Today we are facing a situation where instruction and textbooks in structural geology are almost entirely dedicated to rock deformation, analytical techniques in detailed field geology and summaries of plate tectonics. Illustrations based on reflection seismic profiles are virtually absent in textbooks of structural geology. These texts illustrate only the parts of the proverbial elephant, together with some conjecture, but without ever offering a glimpse of the whole elephant.
Some of the reason cited for the relative scarcity of published reflection profiles are: 1) the confidentiality of exploration data; 2) difficulties in the photographic reduction and reproduction of seismic profiles for a book format; 3) the two-dimensional nature of vertical reflection profiles; and 4) the obvious distortions in reflection profiles that are typically recorded in time.
The AAPG leadership felt that it was time to attempt to correct the situation and to produce this picture and work atlas.

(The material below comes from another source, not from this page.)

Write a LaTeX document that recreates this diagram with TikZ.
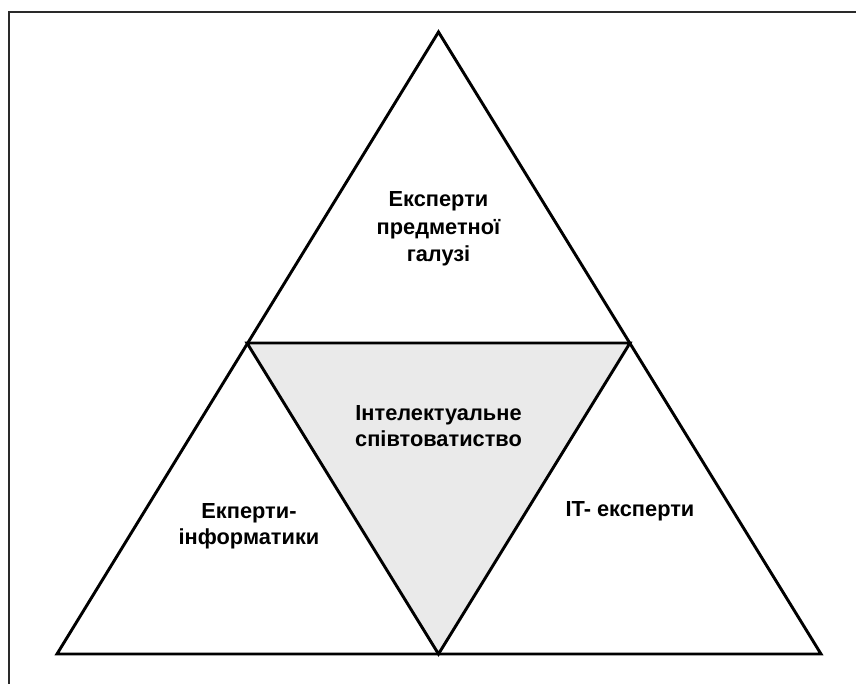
\documentclass[tikz,border=0pt]{standalone}
\usepackage{fontspec}
\setmainfont{Liberation Sans}
\usepackage{xcolor}
\usepackage{tikz}
\definecolor{midGray}{HTML}{EAEAEA}
\definecolor{frameDark}{HTML}{2A2A2A}
\tikzset{
  triedge/.style={draw=black,line width=2.5pt,line join=miter},
  framebar/.style={draw=frameDark,line width=1.8pt},
  grouplabel/.style={align=center,inner sep=0pt,
    font=\fontsize{18.6}{22}\selectfont\bfseries},
  toplabel/.style={grouplabel,font=\fontsize{18.6}{23.4}\selectfont\bfseries}
}
\begin{document}
\begin{tikzpicture}[x=0.03cm,y=-0.03cm]
  \useasboundingbox (0,0) rectangle (856,684);
  % outer frame (only left and top edges fall inside the page)
  \draw[framebar] (9,684) -- (9,12) -- (856,12);

  % triangle corners
  \coordinate (apex) at (438.5,32);
  \coordinate (midL) at (247,343);
  \coordinate (midR) at (630,343);
  \coordinate (botL) at (57,654);
  \coordinate (botC) at (438.5,654);
  \coordinate (botR) at (821,654);

  \fill[midGray] (midL) -- (midR) -- (botC) -- cycle;
  \draw[triedge] (apex) -- (botR) -- (botL) -- cycle;
  \draw[triedge] (midL) -- (midR) -- (botC) -- cycle;

  \node[toplabel] (domain) at (438.5,229) {Експерти\\предметної\\галузі};
  \node[grouplabel] (team) at (438.5,426) {Інтелектуальне\\співтоватиство};
  \node[grouplabel] (infoexp) at (249,526) {Екперти-\\інформатики};
  \node[grouplabel] (itexp) at (630,511) {IT- експерти};
\end{tikzpicture}
\end{document}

The first volumes, of what may become a series of volumes, are addressing an audience that includes: petroleum geologists concerned with structural interpretations; exploration companies that provide in-house training; the AAPG continuing education program; and academic colleagues interested in updating their curricula in structural geology by inclusion of reflection profiles from the “real world” in their teaching.
The atlas is not meant to be a textbook in reflection seismology (instead we listed some at the end of this introduction) nor a text in structural and/or regional geology. Our intent is simply to provide a teaching tool.